Wednesday, October 3, 2012

Four Years Between Harvests

This was supposed to be a bearing year for the hickory nuts, but the long drought put a stop to that plan.

How the hickories know which is the year for the crop is a mystery to me.  Perhaps they circulate a newsletter so all the trees can have nuts and there won't be some sneaky hickory upsetting the market by being the only source some year.

In 2010, I discovered I had twenty-four bearing hickories on my land.  The clay soil and steep hills were great for hickories.  Learning that it could take as much as thirty-five years for a tree to bear, I realized I had a potential gold mine.  A buyer promised to come fetch the nuts.
It was great fun finding all the trees, some of which I named for the grandkids.  This bronze beauty  is Shelby.  I went out daily and brought back ten gallons.  Sometimes, I sat under the tree and popped off the thick hulls to save weight in carrying them home.  I was thinking that this surely was a suitable enterprise for me when I was bopped on the head by a falling nut.  It really hurt, and raised an immediate goose egg.  After that, I wore my hard hat when working under the tall trees.  I named that tree The Bonker.

Growing under the trees were wild roses, red cedar trees and other nasty underbrush that I cleared out as best as I could.  Identifying the trees by a Missouri Department of Conservation Field Guide, I discovered I had some shagbark and some shellbark.  Of course I got beaned by one of the bigger ones, the shellbark, about the size and heft of a hardball.

The record for most nuts went to a tall tree down by the river, giving a total of 48 gallons.  That one I named Bountiful.

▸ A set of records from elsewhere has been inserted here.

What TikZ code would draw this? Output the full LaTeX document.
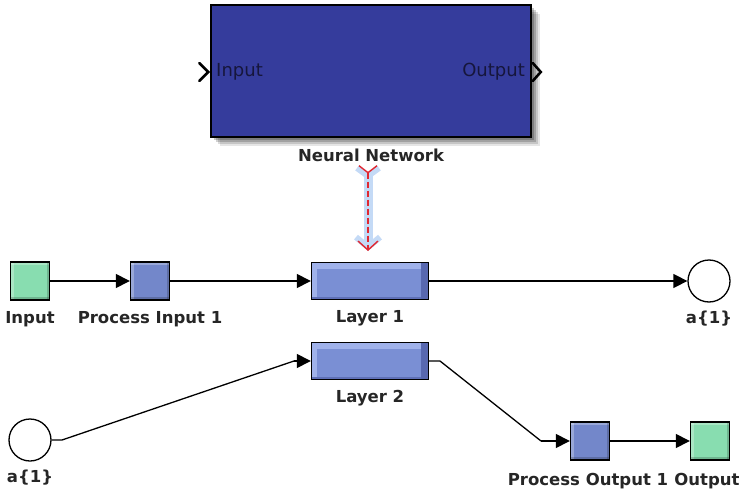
\documentclass[tikz,border=0pt]{standalone}
\usepackage{fontspec}
\setmainfont{DejaVu Sans}
\usetikzlibrary{arrows.meta}
\definecolor{nnblue}{RGB}{53,60,156}
\definecolor{sqblue}{RGB}{115,135,202}
\definecolor{lyblue}{RGB}{122,143,212}
\definecolor{lylight}{RGB}{160,178,234}
\definecolor{lydark}{RGB}{88,104,176}
\definecolor{sqgreen}{RGB}{136,221,176}
\definecolor{portink}{RGB}{22,22,60}
\definecolor{glow}{RGB}{196,218,246}
\definecolor{dashred}{RGB}{225,40,50}
\begin{document}
\begin{tikzpicture}[x=1pt,y=-1pt,
  lbl/.style={font=\fontsize{16.5}{19}\selectfont\bfseries, text=black!85, inner sep=0},
  portlbl/.style={font=\fontsize{18}{21}\selectfont, text=portink, inner sep=0},
  conn/.style={line width=1.4pt, -{Triangle[length=14pt,width=14pt]}},
  wire/.style={line width=1.3pt},
  sqbase/.style={draw=black, line width=1.4pt, minimum width=39pt, minimum height=38pt, inner sep=0},
  bevel/.style={path picture={
     \fill[white,opacity=0.28] (path picture bounding box.north west) rectangle ([yshift=-3pt]path picture bounding box.north east);
     \fill[white,opacity=0.28] (path picture bounding box.north west) rectangle ([xshift=3pt]path picture bounding box.south west);
     \fill[black,opacity=0.18] ([yshift=3pt]path picture bounding box.south west) rectangle (path picture bounding box.south east);
     \fill[black,opacity=0.18] ([xshift=-3pt]path picture bounding box.north east) rectangle (path picture bounding box.south east);}},
  bluesq/.style={sqbase, fill=sqblue, bevel},
  greensq/.style={sqbase, fill=sqgreen, bevel},
  layerbox/.style={draw=black, line width=1.4pt, fill=lyblue, minimum width=117pt, minimum height=37pt, inner sep=0,
   path picture={
     \fill[lylight] (path picture bounding box.north west) rectangle ([yshift=-6pt]path picture bounding box.north east);
     \fill[lylight] (path picture bounding box.north west) rectangle ([xshift=5pt]path picture bounding box.south west);
     \fill[lydark] ([xshift=-8pt]path picture bounding box.north east) rectangle (path picture bounding box.south east);
     \fill[lydark!80!lyblue] ([yshift=3pt]path picture bounding box.south west) rectangle ([xshift=-8pt]path picture bounding box.south east);}},
  portcirc/.style={circle, draw=black, line width=1.3pt, fill=white, minimum size=42pt, inner sep=0}
]
\useasboundingbox (0,0) rectangle (744,492);

% shadow of the Neural Network block
\foreach \d/\o in {9/0.10,7/0.14,5/0.18,3/0.22}{
  \fill[black,opacity=\o] (211+\d,5+\d) rectangle (531+\d,137+\d);
}
\node[draw=black, line width=1.5pt, fill=nnblue, minimum width=320pt, minimum height=132pt, inner sep=0] (nn) at (371,71) {};
\node[portlbl, anchor=west] (nnin) at (216,72) {Input};
\node[portlbl, anchor=east] (nnout) at (525,72) {Output};
\draw[line width=2.6pt, line cap=round, line join=miter] ([xshift=-11pt,yshift=-9pt]nn.west |- nnin.west) -- ([xshift=-2pt]nn.west |- nnin.west) -- ([xshift=-11pt,yshift=9pt]nn.west |- nnin.west);
\draw[line width=2.6pt, line cap=round, line join=miter] ([xshift=1pt,yshift=-9pt]nn.east |- nnout.east) -- ([xshift=9pt]nn.east |- nnout.east) -- ([xshift=1pt,yshift=9pt]nn.east |- nnout.east);
\node[lbl] (nnlbl) at (371,155) {Neural Network};

% top row
\node[greensq] (in) at (30,281) {};
\node[lbl] (inlbl) at (30,319) {Input};
\node[bluesq] (pi) at (150,281) {};
\node[lbl] (pilbl) at (150,319) {Process Input 1};
\node[layerbox] (l1) at (370,281) {};
\node[lbl] (l1lbl) at (370,318) {Layer 1};
\node[portcirc] (a1) at (709,281) {};
\node[lbl] (a1lbl) at (709,319) {a\{1\}};

% bottom row
\node[portcirc] (a2) at (30,440) {};
\node[lbl] (a2lbl) at (30,478) {a\{1\}};
\node[layerbox] (l2) at (370,361) {};
\node[lbl] (l2lbl) at (370,398) {Layer 2};
\node[bluesq] (po) at (590,441) {};
\node[lbl] (polbl) at (588,481) {Process Output 1};
\node[greensq] (out) at (710,441) {};
\node[lbl] (outlbl) at (707,481) {Output};

% dashed relation arrow
\coordinate (dtop) at (368,165);
\coordinate (dbot) at (368,251);
\draw[line width=9pt, glow, {Straight Barb[reversed,length=8pt,width=22pt,line width=6pt]}-{Straight Barb[length=10pt,width=24pt,line width=6pt]}] (dtop) -- (dbot);
\draw[line width=2.2pt, dashred, dash pattern=on 6pt off 3pt, {Straight Barb[reversed,length=7pt,width=18pt,line width=1.4pt]}-{Straight Barb[length=9pt,width=20pt,line width=1.4pt]}] (dtop) -- (dbot);

% connectors
\draw[conn] (in) -- (pi);
\draw[conn] (pi) -- (l1);
\draw[conn] (l1) -- (a1);
\coordinate (b1) at (62,440);
\coordinate (b2) at (294,361);
\draw[wire] (a2.east) -- (b1) -- (b2);
\draw[conn] (b2) -- (l2.west);
\coordinate (c1) at (440,361);
\coordinate (c2) at (541,441);
\draw[wire] (l2.east) -- (c1) -- (c2);
\draw[conn] (c2) -- (po.west);
\draw[conn] (po) -- (out);
\end{tikzpicture}
\end{document}
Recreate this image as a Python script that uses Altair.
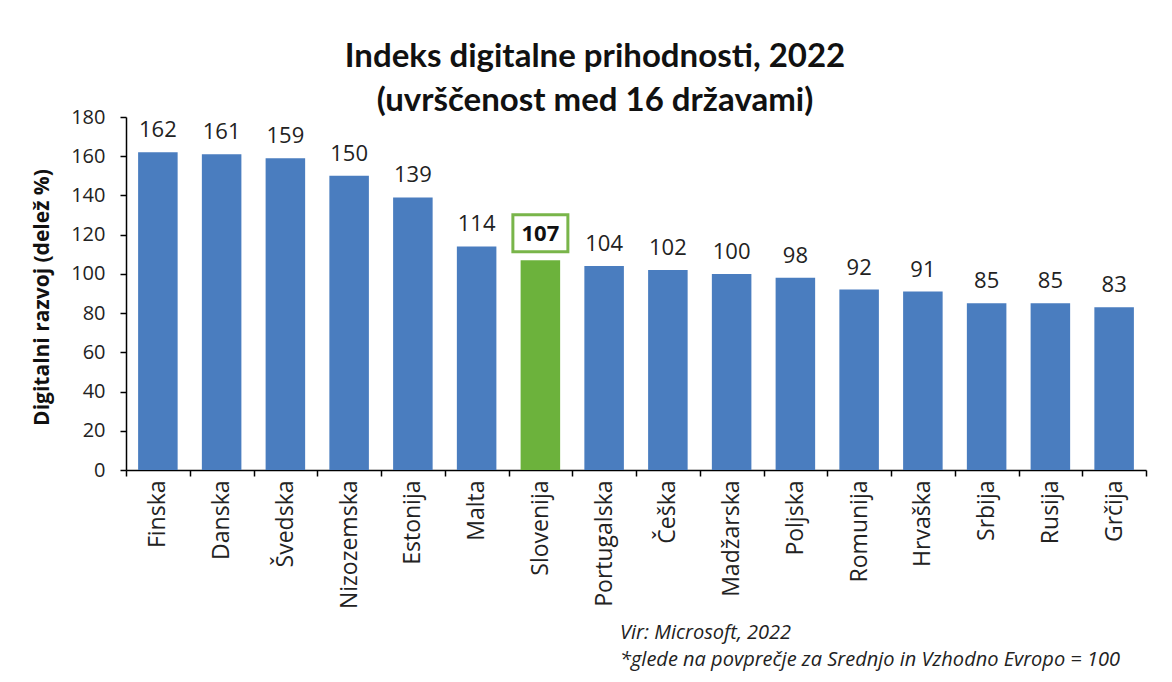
import altair as alt
import pandas as pd

countries = ["Finska", "Danska", "Švedska", "Nizozemska", "Estonija", "Malta",
             "Slovenija", "Portugalska", "Češka", "Madžarska", "Poljska",
             "Romunija", "Hrvaška", "Srbija", "Rusija", "Grčija"]
values = [162, 161, 159, 150, 139, 114, 107, 104, 102, 100, 98, 92, 91, 85, 85, 83]
highlight = "Slovenija"
title_lines = ["Indeks digitalne prihodnosti, 2022", "(uvrščenost med 16 državami)"]
y_title = "Digitalni razvoj (delež %)"
footer_lines = ["Vir: Microsoft, 2022",
                "*glede na povprečje za Srednjo in Vzhodno Evropo = 100"]
y_ticks = [0, 20, 40, 60, 80, 100, 120, 140, 160, 180]

BLUE = "#4a7dbf"
GREEN = "#6cb23c"
BOX = "#79b54a"
FONT = "Open Sans"

df = pd.DataFrame({"country": countries, "value": values})
df["grp"] = ["hl" if c == highlight else "other" for c in countries]

x_enc = alt.X("country:N", sort=countries, title=None,
              scale=alt.Scale(paddingInner=0, paddingOuter=0),
              axis=alt.Axis(labelAngle=-90, labelFont=FONT, labelFontSize=23,
                            labelColor="#222", tickBand="extent", domainColor="#000",
                            tickColor="#000", tickSize=6, labelPadding=4,
                            labelOverlap=False, domainWidth=1.5, tickWidth=1.5))
y_enc = alt.Y("value:Q", scale=alt.Scale(domain=[0, 180], nice=False),
              axis=alt.Axis(values=y_ticks, tickCount=10, grid=False, title=y_title,
                            titleFont=FONT, titleFontSize=21, titleFontWeight="bold",
                            titleColor="#111", titleX=-84, titleY=180,
                            titleAlign="center", titleBaseline="middle", titleAngle=-90,
                            labelFont=FONT, labelFontSize=20, labelColor="#222",
                            labelPadding=15, tickSize=6, tickColor="#000",
                            labelOverlap=False, labelFlush=False,
                            domainColor="#000", domainWidth=1.5, tickWidth=1.5))

base = alt.Chart(df)

bars = base.mark_bar(width=alt.RelativeBandSize(0.62)).encode(
    x=x_enc, y=y_enc,
    color=alt.Color("grp:N", scale=alt.Scale(domain=["other", "hl"], range=[BLUE, GREEN]),
                    legend=None))

labels = base.transform_filter(alt.datum.grp == "other").mark_text(
    dy=-15, font=FONT, fontSize=22, color="#222", baseline="alphabetic").encode(
    x=x_enc, y=y_enc, text="value:Q")

hl_label = base.transform_filter(alt.datum.grp == "hl").mark_text(
    dy=-19, font=FONT, fontSize=22, fontWeight="bold", color="#111",
    baseline="alphabetic").encode(
    x=x_enc, y=y_enc, text="value:Q")

hl_box = base.transform_filter(alt.datum.grp == "hl").mark_point(
    shape="M-1,-0.673L1,-0.673L1,0.673L-1,0.673Z", size=3025, filled=False,
    stroke=BOX, strokeWidth=3, opacity=1, yOffset=-27).encode(
    x=x_enc, y=y_enc)

footer = alt.Chart(pd.DataFrame({"t": ["\n".join(footer_lines)]})).mark_text(
    align="left", baseline="alphabetic", lineBreak="\n", lineHeight=27,
    font=FONT, fontStyle="italic", fontSize=20, color="#222").encode(
    x=alt.value(494), y=alt.value(522), text="t:N")

chart = alt.layer(bars, labels, hl_box, hl_label, footer).properties(
    width=1020, height=353,
    title=alt.TitleParams(text=title_lines, font="Lato", fontSize=33, fontWeight="bold",
                          anchor="middle", dx=-41, dy=9, offset=-2, lineHeight=44,
                          color="#111"),
    autosize=alt.AutoSizeParams(type="none"),
    padding={"left": 118, "top": 109, "right": 18, "bottom": 204},
    background="white",
).configure_view(stroke=None)

chart.save("out.html", embed_options={"renderer": "svg", "actions": False})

The hulls popped off readily with the twist of a small screwdriver.  Then I put the nuts in a bucket of water.  The floaters had worms, so had to be discarded.  The next step was to spread the nuts out on screens to dry in the sunshine.  Then I put them in mesh bags to hang in the breeze during the day.  At night, I put them in galvanized cans to keep the mice from getting them.

Only when I had 150 pounds of choice nuts did the buyer flake out on me.  I put an ad on Craig's List but didn't get any response.  It must have been a great year for hickories because everyone had plenty.

    The hulls made a nice mulch in the border, weathering to a restful gray.

Reading  that the nuts would go bad in hot weather,  I took the precaution of  putting some in the freezer.  However, the ones stored in cans in the hot workshop are still good, so I guess I'm all set to wait for the next crop of nuts, in 2014.  Since I can't bear to waste food, this delay may be a blessing in disguise.